* [What is required] Every line below that contains "diagram" is to be copied.

>> start Exercise input

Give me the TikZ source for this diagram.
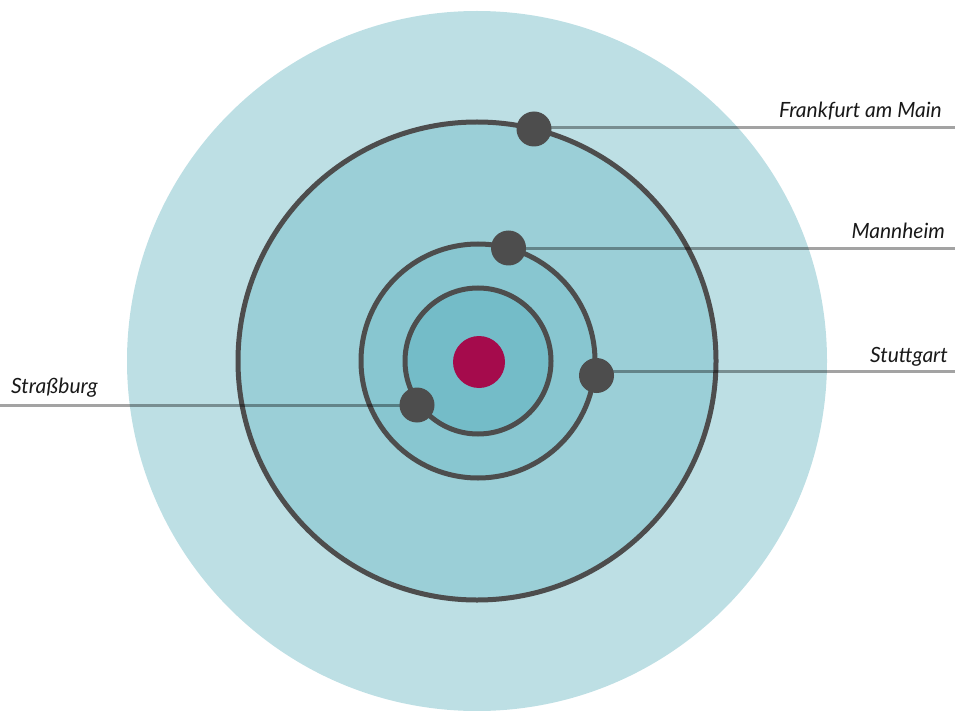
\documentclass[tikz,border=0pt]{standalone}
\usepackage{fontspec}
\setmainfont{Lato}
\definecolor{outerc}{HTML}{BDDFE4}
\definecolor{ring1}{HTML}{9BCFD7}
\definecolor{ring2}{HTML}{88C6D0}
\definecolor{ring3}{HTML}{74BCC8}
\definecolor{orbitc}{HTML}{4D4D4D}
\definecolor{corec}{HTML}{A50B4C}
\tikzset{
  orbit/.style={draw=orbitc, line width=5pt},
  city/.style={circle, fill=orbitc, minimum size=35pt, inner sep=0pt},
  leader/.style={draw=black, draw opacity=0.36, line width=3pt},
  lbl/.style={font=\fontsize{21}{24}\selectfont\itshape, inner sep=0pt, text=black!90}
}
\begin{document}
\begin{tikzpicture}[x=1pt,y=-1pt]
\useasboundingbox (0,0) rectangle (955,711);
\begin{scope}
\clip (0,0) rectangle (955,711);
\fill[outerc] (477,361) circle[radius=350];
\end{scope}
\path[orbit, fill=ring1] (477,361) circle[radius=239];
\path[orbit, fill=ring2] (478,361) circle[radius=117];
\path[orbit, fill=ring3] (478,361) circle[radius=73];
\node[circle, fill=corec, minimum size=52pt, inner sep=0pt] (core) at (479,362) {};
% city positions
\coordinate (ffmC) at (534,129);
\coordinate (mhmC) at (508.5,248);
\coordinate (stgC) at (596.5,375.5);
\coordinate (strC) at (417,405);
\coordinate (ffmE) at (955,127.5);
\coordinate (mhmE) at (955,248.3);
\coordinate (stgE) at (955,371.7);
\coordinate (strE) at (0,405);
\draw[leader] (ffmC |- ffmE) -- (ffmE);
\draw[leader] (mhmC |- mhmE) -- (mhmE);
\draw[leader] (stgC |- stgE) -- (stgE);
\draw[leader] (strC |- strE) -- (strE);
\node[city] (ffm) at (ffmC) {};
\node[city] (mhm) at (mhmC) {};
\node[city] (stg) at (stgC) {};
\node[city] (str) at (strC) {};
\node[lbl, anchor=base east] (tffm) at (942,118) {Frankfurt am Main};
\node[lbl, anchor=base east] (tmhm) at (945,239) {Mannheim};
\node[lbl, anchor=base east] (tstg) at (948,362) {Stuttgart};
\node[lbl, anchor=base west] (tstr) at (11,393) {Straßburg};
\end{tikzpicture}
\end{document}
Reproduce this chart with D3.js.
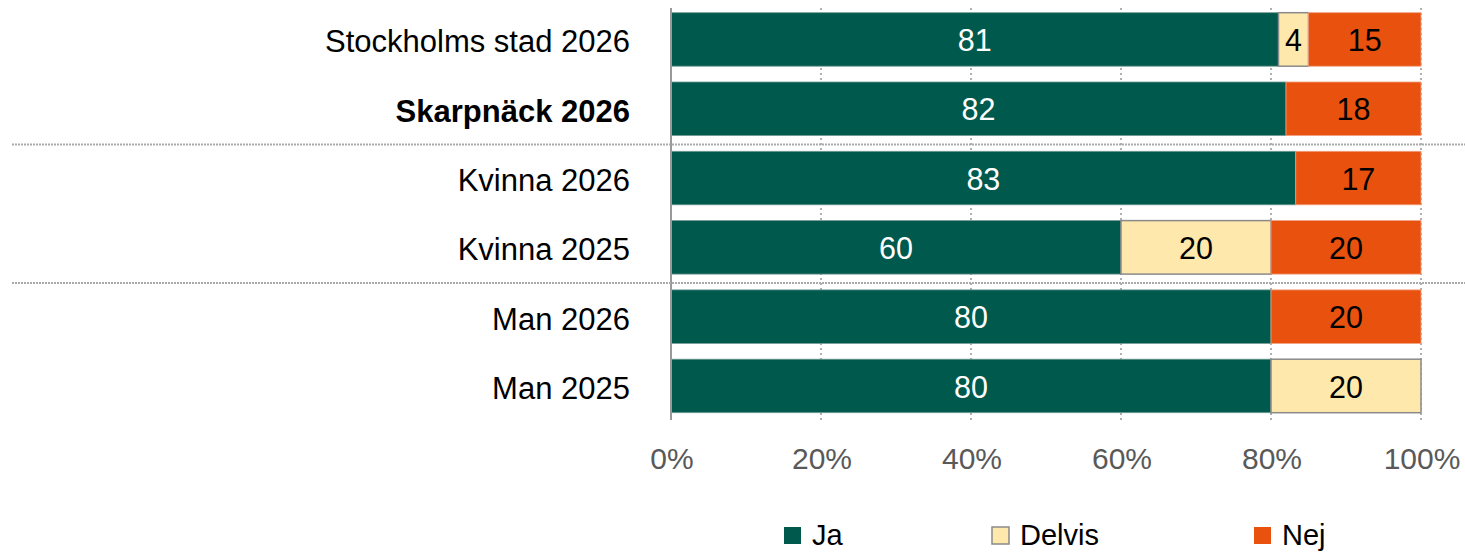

>> end Exercise input
>> start Exercise input

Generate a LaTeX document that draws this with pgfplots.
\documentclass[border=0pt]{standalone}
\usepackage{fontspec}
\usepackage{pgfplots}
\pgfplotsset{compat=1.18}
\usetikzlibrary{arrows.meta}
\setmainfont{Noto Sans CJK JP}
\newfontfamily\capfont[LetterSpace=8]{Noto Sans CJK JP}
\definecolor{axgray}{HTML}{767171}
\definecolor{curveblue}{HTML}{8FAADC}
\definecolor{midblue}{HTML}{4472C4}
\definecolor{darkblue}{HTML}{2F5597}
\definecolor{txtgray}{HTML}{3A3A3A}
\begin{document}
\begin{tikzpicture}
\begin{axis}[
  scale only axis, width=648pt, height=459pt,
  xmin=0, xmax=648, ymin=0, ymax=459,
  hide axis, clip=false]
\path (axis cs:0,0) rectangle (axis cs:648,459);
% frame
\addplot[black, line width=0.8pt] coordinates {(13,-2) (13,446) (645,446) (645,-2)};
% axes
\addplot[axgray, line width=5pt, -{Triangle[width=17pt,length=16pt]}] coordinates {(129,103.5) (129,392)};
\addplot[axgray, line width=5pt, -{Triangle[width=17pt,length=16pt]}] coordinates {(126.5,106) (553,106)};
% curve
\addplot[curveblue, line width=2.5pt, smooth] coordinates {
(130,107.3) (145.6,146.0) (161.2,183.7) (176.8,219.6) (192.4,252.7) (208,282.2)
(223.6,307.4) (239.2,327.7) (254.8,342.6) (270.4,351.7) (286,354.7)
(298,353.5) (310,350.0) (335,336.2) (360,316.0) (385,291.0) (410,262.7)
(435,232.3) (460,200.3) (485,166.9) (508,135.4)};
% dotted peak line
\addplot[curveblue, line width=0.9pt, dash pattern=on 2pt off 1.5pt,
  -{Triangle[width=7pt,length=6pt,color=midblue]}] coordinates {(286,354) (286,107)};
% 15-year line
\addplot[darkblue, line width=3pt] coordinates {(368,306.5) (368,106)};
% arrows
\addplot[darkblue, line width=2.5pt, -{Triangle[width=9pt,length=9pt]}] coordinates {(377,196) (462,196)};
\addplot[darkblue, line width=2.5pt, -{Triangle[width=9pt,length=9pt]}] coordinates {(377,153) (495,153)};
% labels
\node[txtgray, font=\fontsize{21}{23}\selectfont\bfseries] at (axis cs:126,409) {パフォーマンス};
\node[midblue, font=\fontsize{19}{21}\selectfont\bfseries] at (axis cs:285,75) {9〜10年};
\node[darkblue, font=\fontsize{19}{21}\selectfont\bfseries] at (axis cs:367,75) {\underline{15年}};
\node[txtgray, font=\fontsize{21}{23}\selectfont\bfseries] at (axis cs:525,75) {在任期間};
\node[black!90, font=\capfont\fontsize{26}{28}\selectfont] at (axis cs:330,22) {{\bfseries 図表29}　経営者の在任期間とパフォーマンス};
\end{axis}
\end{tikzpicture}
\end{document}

>> end Exercise input
>> start Exercise input

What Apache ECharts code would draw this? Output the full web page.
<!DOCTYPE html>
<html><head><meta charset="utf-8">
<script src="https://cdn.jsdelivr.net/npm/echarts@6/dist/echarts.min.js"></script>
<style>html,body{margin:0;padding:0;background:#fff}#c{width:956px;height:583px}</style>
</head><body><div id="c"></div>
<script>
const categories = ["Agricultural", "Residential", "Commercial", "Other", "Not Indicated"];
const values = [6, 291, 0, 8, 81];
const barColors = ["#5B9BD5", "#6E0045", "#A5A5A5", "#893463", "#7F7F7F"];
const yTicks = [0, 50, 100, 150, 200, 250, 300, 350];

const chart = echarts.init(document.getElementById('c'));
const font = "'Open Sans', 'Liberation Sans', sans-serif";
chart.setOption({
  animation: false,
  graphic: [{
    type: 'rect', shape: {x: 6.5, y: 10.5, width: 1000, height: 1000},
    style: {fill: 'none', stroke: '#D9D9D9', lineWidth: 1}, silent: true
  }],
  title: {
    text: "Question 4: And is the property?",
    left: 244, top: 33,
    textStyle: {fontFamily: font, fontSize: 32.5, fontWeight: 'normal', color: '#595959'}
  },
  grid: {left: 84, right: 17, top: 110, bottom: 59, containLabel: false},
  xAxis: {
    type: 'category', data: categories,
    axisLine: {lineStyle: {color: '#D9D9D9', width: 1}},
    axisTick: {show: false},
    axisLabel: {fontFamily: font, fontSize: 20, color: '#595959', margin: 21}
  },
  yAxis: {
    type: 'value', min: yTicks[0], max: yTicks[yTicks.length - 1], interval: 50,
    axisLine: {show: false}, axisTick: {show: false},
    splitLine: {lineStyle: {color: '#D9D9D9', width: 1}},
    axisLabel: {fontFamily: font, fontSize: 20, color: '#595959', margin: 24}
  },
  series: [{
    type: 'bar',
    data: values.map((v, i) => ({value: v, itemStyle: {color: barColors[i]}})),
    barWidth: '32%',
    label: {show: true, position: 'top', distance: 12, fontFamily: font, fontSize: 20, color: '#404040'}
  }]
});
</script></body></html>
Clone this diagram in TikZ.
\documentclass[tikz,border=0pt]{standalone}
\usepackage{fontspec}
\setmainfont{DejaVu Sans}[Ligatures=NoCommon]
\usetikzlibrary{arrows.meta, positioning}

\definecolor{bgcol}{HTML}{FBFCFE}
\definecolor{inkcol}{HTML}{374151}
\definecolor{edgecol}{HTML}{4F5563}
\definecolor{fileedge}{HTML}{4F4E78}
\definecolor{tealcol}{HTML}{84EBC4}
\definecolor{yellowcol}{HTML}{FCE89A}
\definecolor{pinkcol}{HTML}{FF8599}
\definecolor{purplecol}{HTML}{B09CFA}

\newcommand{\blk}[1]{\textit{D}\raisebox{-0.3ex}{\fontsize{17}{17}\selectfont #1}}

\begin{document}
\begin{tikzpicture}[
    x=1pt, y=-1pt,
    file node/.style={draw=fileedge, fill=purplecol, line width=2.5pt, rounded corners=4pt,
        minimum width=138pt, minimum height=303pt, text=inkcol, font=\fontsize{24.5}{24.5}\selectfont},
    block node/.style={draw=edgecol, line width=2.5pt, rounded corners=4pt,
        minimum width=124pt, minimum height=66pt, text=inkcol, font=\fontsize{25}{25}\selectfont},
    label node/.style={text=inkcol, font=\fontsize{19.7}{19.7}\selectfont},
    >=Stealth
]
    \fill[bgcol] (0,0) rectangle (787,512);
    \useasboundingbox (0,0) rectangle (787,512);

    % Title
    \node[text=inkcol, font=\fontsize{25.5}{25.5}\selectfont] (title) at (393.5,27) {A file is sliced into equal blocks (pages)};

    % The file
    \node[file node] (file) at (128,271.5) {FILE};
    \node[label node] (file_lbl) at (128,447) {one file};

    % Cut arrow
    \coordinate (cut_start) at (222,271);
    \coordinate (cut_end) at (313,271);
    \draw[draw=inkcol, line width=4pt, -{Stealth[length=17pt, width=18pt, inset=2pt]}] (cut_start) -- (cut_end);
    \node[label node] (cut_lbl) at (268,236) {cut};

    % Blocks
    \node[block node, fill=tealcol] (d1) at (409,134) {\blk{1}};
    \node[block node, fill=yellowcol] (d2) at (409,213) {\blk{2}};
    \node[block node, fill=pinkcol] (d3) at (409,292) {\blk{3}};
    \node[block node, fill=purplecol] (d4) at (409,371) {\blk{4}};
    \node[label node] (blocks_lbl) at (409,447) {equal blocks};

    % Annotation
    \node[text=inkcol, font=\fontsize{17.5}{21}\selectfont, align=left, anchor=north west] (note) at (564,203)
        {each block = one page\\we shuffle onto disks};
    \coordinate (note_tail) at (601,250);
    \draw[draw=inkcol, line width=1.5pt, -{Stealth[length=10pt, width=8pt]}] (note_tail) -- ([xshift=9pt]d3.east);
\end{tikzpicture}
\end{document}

>> end Exercise input

* [Result of the task]
Give me the TikZ source for this diagram.
Clone this diagram in TikZ.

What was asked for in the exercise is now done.